Work to be completed
In this exercise, return the whole listing exactly, excluding any images.

Data excerpt
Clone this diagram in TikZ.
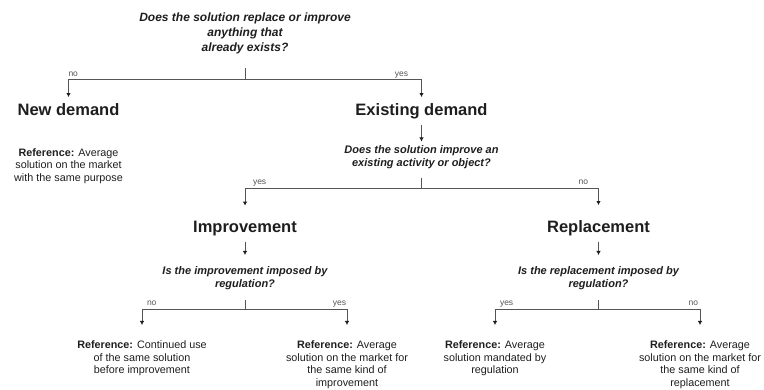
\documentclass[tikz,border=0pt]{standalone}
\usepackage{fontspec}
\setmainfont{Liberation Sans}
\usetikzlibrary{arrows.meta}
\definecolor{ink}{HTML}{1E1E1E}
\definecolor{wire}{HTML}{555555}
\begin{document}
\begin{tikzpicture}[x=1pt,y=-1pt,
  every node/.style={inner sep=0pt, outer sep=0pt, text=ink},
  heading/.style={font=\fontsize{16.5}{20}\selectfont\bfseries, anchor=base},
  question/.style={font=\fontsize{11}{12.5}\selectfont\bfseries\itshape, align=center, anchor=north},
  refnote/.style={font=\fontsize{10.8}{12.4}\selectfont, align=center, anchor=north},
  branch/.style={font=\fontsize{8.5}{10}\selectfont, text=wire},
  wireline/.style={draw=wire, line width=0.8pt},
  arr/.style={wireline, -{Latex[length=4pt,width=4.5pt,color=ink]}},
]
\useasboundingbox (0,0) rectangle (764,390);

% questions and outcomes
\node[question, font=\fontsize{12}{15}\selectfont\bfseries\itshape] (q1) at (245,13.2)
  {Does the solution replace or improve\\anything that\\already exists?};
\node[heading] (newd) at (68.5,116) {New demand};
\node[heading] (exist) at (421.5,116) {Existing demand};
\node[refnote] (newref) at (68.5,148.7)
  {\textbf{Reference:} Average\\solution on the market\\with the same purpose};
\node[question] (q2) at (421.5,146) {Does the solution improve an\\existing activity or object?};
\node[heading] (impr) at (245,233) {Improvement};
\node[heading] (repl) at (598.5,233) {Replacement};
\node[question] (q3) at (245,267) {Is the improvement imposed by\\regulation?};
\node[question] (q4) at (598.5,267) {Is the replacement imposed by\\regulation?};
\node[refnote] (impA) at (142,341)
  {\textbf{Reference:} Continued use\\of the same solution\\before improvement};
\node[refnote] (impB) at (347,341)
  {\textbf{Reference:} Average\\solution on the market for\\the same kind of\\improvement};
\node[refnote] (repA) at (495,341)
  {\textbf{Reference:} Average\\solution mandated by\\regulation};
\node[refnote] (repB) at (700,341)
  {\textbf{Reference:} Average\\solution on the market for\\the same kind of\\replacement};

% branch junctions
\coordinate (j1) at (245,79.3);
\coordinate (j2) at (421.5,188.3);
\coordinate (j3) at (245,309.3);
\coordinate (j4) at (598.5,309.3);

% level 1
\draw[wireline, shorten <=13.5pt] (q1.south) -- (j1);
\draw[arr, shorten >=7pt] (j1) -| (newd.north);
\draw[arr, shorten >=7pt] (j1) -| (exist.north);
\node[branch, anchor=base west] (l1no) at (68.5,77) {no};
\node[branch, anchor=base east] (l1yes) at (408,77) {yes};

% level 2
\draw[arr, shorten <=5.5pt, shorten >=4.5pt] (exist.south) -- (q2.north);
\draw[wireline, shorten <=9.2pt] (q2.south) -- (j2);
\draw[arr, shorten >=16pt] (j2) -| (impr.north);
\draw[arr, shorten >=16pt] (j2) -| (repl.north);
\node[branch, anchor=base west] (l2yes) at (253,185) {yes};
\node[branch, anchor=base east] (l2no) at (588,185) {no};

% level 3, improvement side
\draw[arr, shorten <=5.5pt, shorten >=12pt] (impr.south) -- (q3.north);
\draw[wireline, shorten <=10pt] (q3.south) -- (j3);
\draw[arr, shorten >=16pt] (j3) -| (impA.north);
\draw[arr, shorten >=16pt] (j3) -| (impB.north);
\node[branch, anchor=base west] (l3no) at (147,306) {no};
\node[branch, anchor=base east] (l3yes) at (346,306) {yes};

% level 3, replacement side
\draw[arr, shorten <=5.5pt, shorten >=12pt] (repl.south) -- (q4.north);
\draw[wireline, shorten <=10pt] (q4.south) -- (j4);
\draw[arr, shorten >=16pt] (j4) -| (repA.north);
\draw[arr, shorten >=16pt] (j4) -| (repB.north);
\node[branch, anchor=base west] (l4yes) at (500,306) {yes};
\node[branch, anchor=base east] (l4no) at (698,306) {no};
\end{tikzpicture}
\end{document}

Final answer
Clone this diagram in TikZ.
\documentclass[tikz,border=0pt]{standalone}
\usepackage{fontspec}
\setmainfont{Liberation Sans}
\usetikzlibrary{arrows.meta}
\definecolor{ink}{HTML}{1E1E1E}
\definecolor{wire}{HTML}{555555}
\begin{document}
\begin{tikzpicture}[x=1pt,y=-1pt,
  every node/.style={inner sep=0pt, outer sep=0pt, text=ink},
  heading/.style={font=\fontsize{16.5}{20}\selectfont\bfseries, anchor=base},
  question/.style={font=\fontsize{11}{12.5}\selectfont\bfseries\itshape, align=center, anchor=north},
  refnote/.style={font=\fontsize{10.8}{12.4}\selectfont, align=center, anchor=north},
  branch/.style={font=\fontsize{8.5}{10}\selectfont, text=wire},
  wireline/.style={draw=wire, line width=0.8pt},
  arr/.style={wireline, -{Latex[length=4pt,width=4.5pt,color=ink]}},
]
\useasboundingbox (0,0) rectangle (764,390);

% questions and outcomes
\node[question, font=\fontsize{12}{15}\selectfont\bfseries\itshape] (q1) at (245,13.2)
  {Does the solution replace or improve\\anything that\\already exists?};
\node[heading] (newd) at (68.5,116) {New demand};
\node[heading] (exist) at (421.5,116) {Existing demand};
\node[refnote] (newref) at (68.5,148.7)
  {\textbf{Reference:} Average\\solution on the market\\with the same purpose};
\node[question] (q2) at (421.5,146) {Does the solution improve an\\existing activity or object?};
\node[heading] (impr) at (245,233) {Improvement};
\node[heading] (repl) at (598.5,233) {Replacement};
\node[question] (q3) at (245,267) {Is the improvement imposed by\\regulation?};
\node[question] (q4) at (598.5,267) {Is the replacement imposed by\\regulation?};
\node[refnote] (impA) at (142,341)
  {\textbf{Reference:} Continued use\\of the same solution\\before improvement};
\node[refnote] (impB) at (347,341)
  {\textbf{Reference:} Average\\solution on the market for\\the same kind of\\improvement};
\node[refnote] (repA) at (495,341)
  {\textbf{Reference:} Average\\solution mandated by\\regulation};
\node[refnote] (repB) at (700,341)
  {\textbf{Reference:} Average\\solution on the market for\\the same kind of\\replacement};

% branch junctions
\coordinate (j1) at (245,79.3);
\coordinate (j2) at (421.5,188.3);
\coordinate (j3) at (245,309.3);
\coordinate (j4) at (598.5,309.3);

% level 1
\draw[wireline, shorten <=13.5pt] (q1.south) -- (j1);
\draw[arr, shorten >=7pt] (j1) -| (newd.north);
\draw[arr, shorten >=7pt] (j1) -| (exist.north);
\node[branch, anchor=base west] (l1no) at (68.5,77) {no};
\node[branch, anchor=base east] (l1yes) at (408,77) {yes};

% level 2
\draw[arr, shorten <=5.5pt, shorten >=4.5pt] (exist.south) -- (q2.north);
\draw[wireline, shorten <=9.2pt] (q2.south) -- (j2);
\draw[arr, shorten >=16pt] (j2) -| (impr.north);
\draw[arr, shorten >=16pt] (j2) -| (repl.north);
\node[branch, anchor=base west] (l2yes) at (253,185) {yes};
\node[branch, anchor=base east] (l2no) at (588,185) {no};

% level 3, improvement side
\draw[arr, shorten <=5.5pt, shorten >=12pt] (impr.south) -- (q3.north);
\draw[wireline, shorten <=10pt] (q3.south) -- (j3);
\draw[arr, shorten >=16pt] (j3) -| (impA.north);
\draw[arr, shorten >=16pt] (j3) -| (impB.north);
\node[branch, anchor=base west] (l3no) at (147,306) {no};
\node[branch, anchor=base east] (l3yes) at (346,306) {yes};

% level 3, replacement side
\draw[arr, shorten <=5.5pt, shorten >=12pt] (repl.south) -- (q4.north);
\draw[wireline, shorten <=10pt] (q4.south) -- (j4);
\draw[arr, shorten >=16pt] (j4) -| (repA.north);
\draw[arr, shorten >=16pt] (j4) -| (repB.north);
\node[branch, anchor=base west] (l4yes) at (500,306) {yes};
\node[branch, anchor=base east] (l4no) at (698,306) {no};
\end{tikzpicture}
\end{document}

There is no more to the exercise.